_THE REQUEST_:
Restate all of the data exactly.

_PROVIDED DATA_:
****
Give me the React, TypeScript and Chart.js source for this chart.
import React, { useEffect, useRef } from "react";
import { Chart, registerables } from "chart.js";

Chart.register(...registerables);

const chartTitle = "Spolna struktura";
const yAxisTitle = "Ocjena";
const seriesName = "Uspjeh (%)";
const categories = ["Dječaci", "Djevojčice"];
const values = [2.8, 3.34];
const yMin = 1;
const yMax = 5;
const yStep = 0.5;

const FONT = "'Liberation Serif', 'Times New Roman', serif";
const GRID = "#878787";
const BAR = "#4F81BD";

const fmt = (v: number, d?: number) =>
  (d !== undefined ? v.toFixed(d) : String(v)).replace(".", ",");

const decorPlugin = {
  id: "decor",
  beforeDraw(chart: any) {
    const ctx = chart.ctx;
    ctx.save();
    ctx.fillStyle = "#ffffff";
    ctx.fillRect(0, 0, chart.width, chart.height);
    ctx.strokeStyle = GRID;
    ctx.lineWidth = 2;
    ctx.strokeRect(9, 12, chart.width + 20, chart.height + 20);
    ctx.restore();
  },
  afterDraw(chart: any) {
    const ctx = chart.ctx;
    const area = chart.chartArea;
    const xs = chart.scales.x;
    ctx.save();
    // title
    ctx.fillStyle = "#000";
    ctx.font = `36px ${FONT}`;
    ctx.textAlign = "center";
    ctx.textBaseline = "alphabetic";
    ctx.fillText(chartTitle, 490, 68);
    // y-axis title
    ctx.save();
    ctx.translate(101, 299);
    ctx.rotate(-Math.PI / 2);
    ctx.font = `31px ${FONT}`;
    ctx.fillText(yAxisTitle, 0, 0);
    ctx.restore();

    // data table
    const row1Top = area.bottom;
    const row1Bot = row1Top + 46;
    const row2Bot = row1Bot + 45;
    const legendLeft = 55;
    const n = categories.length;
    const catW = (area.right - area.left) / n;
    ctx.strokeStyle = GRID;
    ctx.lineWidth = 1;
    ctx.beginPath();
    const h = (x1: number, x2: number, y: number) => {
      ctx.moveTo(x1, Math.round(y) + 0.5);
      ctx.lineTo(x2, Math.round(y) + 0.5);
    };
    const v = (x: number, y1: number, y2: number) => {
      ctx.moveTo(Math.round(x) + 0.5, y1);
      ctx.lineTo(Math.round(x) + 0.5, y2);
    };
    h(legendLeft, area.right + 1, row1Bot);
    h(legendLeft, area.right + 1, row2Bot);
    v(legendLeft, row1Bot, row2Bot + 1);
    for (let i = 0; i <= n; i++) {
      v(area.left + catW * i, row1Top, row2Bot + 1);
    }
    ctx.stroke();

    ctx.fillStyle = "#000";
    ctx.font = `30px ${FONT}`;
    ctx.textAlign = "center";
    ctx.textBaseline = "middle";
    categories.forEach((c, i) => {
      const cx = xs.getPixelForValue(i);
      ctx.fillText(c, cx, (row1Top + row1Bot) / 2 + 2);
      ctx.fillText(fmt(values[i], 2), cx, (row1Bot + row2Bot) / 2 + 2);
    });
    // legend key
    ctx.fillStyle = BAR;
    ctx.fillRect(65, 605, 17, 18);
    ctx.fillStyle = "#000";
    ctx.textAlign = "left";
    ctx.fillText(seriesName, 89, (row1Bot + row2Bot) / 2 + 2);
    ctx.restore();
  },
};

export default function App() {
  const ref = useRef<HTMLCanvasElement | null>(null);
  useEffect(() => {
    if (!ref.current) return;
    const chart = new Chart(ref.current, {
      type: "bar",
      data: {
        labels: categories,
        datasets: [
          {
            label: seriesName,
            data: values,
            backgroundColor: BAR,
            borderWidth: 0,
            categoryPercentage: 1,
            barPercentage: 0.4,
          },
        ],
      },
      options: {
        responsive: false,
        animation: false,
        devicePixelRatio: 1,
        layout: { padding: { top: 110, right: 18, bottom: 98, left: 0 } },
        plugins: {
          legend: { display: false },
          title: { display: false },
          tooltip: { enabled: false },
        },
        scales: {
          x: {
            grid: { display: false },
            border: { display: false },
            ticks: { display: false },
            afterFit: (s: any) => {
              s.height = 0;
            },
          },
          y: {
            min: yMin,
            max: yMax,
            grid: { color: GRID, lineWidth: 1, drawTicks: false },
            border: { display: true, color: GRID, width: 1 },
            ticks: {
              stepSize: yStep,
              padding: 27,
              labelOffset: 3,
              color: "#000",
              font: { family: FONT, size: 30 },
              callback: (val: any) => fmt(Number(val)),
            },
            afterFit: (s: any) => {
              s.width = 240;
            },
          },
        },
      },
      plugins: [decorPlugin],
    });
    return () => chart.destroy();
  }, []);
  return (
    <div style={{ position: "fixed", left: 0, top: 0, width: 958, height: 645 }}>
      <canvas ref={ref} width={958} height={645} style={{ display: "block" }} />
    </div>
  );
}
****
_CORRECT OUTPUT_:
Give me the React, TypeScript and Chart.js source for this chart.
import React, { useEffect, useRef } from "react";
import { Chart, registerables } from "chart.js";

Chart.register(...registerables);

const chartTitle = "Spolna struktura";
const yAxisTitle = "Ocjena";
const seriesName = "Uspjeh (%)";
const categories = ["Dječaci", "Djevojčice"];
const values = [2.8, 3.34];
const yMin = 1;
const yMax = 5;
const yStep = 0.5;

const FONT = "'Liberation Serif', 'Times New Roman', serif";
const GRID = "#878787";
const BAR = "#4F81BD";

const fmt = (v: number, d?: number) =>
  (d !== undefined ? v.toFixed(d) : String(v)).replace(".", ",");

const decorPlugin = {
  id: "decor",
  beforeDraw(chart: any) {
    const ctx = chart.ctx;
    ctx.save();
    ctx.fillStyle = "#ffffff";
    ctx.fillRect(0, 0, chart.width, chart.height);
    ctx.strokeStyle = GRID;
    ctx.lineWidth = 2;
    ctx.strokeRect(9, 12, chart.width + 20, chart.height + 20);
    ctx.restore();
  },
  afterDraw(chart: any) {
    const ctx = chart.ctx;
    const area = chart.chartArea;
    const xs = chart.scales.x;
    ctx.save();
    // title
    ctx.fillStyle = "#000";
    ctx.font = `36px ${FONT}`;
    ctx.textAlign = "center";
    ctx.textBaseline = "alphabetic";
    ctx.fillText(chartTitle, 490, 68);
    // y-axis title
    ctx.save();
    ctx.translate(101, 299);
    ctx.rotate(-Math.PI / 2);
    ctx.font = `31px ${FONT}`;
    ctx.fillText(yAxisTitle, 0, 0);
    ctx.restore();

    // data table
    const row1Top = area.bottom;
    const row1Bot = row1Top + 46;
    const row2Bot = row1Bot + 45;
    const legendLeft = 55;
    const n = categories.length;
    const catW = (area.right - area.left) / n;
    ctx.strokeStyle = GRID;
    ctx.lineWidth = 1;
    ctx.beginPath();
    const h = (x1: number, x2: number, y: number) => {
      ctx.moveTo(x1, Math.round(y) + 0.5);
      ctx.lineTo(x2, Math.round(y) + 0.5);
    };
    const v = (x: number, y1: number, y2: number) => {
      ctx.moveTo(Math.round(x) + 0.5, y1);
      ctx.lineTo(Math.round(x) + 0.5, y2);
    };
    h(legendLeft, area.right + 1, row1Bot);
    h(legendLeft, area.right + 1, row2Bot);
    v(legendLeft, row1Bot, row2Bot + 1);
    for (let i = 0; i <= n; i++) {
      v(area.left + catW * i, row1Top, row2Bot + 1);
    }
    ctx.stroke();

    ctx.fillStyle = "#000";
    ctx.font = `30px ${FONT}`;
    ctx.textAlign = "center";
    ctx.textBaseline = "middle";
    categories.forEach((c, i) => {
      const cx = xs.getPixelForValue(i);
      ctx.fillText(c, cx, (row1Top + row1Bot) / 2 + 2);
      ctx.fillText(fmt(values[i], 2), cx, (row1Bot + row2Bot) / 2 + 2);
    });
    // legend key
    ctx.fillStyle = BAR;
    ctx.fillRect(65, 605, 17, 18);
    ctx.fillStyle = "#000";
    ctx.textAlign = "left";
    ctx.fillText(seriesName, 89, (row1Bot + row2Bot) / 2 + 2);
    ctx.restore();
  },
};

export default function App() {
  const ref = useRef<HTMLCanvasElement | null>(null);
  useEffect(() => {
    if (!ref.current) return;
    const chart = new Chart(ref.current, {
      type: "bar",
      data: {
        labels: categories,
        datasets: [
          {
            label: seriesName,
            data: values,
            backgroundColor: BAR,
            borderWidth: 0,
            categoryPercentage: 1,
            barPercentage: 0.4,
          },
        ],
      },
      options: {
        responsive: false,
        animation: false,
        devicePixelRatio: 1,
        layout: { padding: { top: 110, right: 18, bottom: 98, left: 0 } },
        plugins: {
          legend: { display: false },
          title: { display: false },
          tooltip: { enabled: false },
        },
        scales: {
          x: {
            grid: { display: false },
            border: { display: false },
            ticks: { display: false },
            afterFit: (s: any) => {
              s.height = 0;
            },
          },
          y: {
            min: yMin,
            max: yMax,
            grid: { color: GRID, lineWidth: 1, drawTicks: false },
            border: { display: true, color: GRID, width: 1 },
            ticks: {
              stepSize: yStep,
              padding: 27,
              labelOffset: 3,
              color: "#000",
              font: { family: FONT, size: 30 },
              callback: (val: any) => fmt(Number(val)),
            },
            afterFit: (s: any) => {
              s.width = 240;
            },
          },
        },
      },
      plugins: [decorPlugin],
    });
    return () => chart.destroy();
  }, []);
  return (
    <div style={{ position: "fixed", left: 0, top: 0, width: 958, height: 645 }}>
      <canvas ref={ref} width={958} height={645} style={{ display: "block" }} />
    </div>
  );
}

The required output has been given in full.